To prepare the Bible text for computerized language analysis it was divided into sentences. The idea is that in English the sentence is the basic unit that expresses meaning. The basic unit the Bible text is built around is the verse, and the verse divisions do give meaning to the text, but in language analysis the sentence is the starting point.

In standard English a period, a question mark, or an exclamation point is the end of a sentence. Bible English is a bit different. A period always marks the end of a sentence, but a question mark or exclamation point does only sometimes. Often it ends a sentence if it's also the end of the verse or if it's followed by a capitalized word, but there are exceptions. For example, Romans 11:7 follows the form of Romans 3:9 and Romans 6:15, so it makes sense to continue the sentence through the question mark there.

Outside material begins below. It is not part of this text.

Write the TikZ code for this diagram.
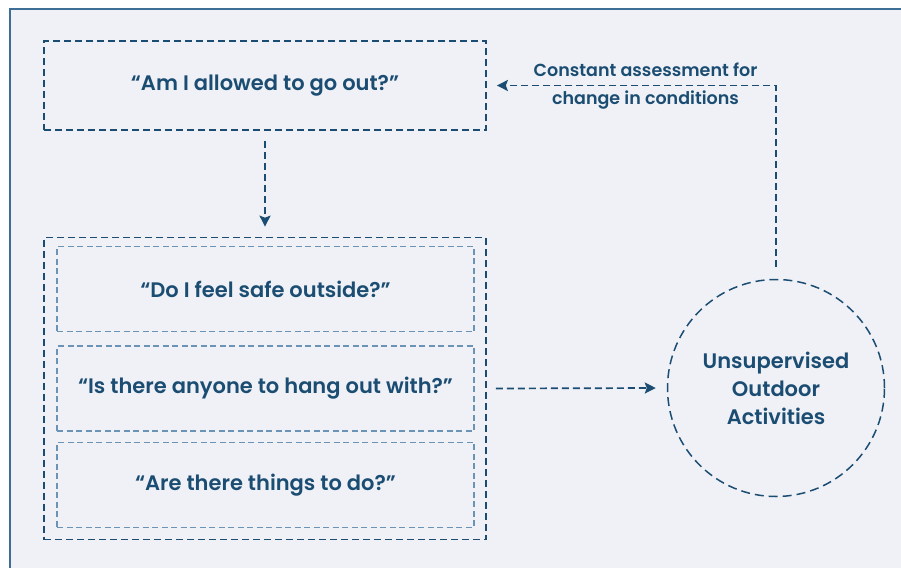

In the middle of Matthew 27:17 the new sentence made after the question mark would be basically just a noun phrase, so it's reasonable to not break the sentence there. Over time the sentence divisions are subject to change. As it stands now, the Bible's 31,102 verses are made into 28,516 sentences.

After the Bible was divided into sentences it was tokenized. That means each word and each punctuation mark was separated out, as was each possesive "apostrophe-s." Finally, all of this was collected into what language analysts call a corpus, which is just a set of files that represents some body of writing to be studied, in this case sixty-six files of tokenized sentences that represent the Bible.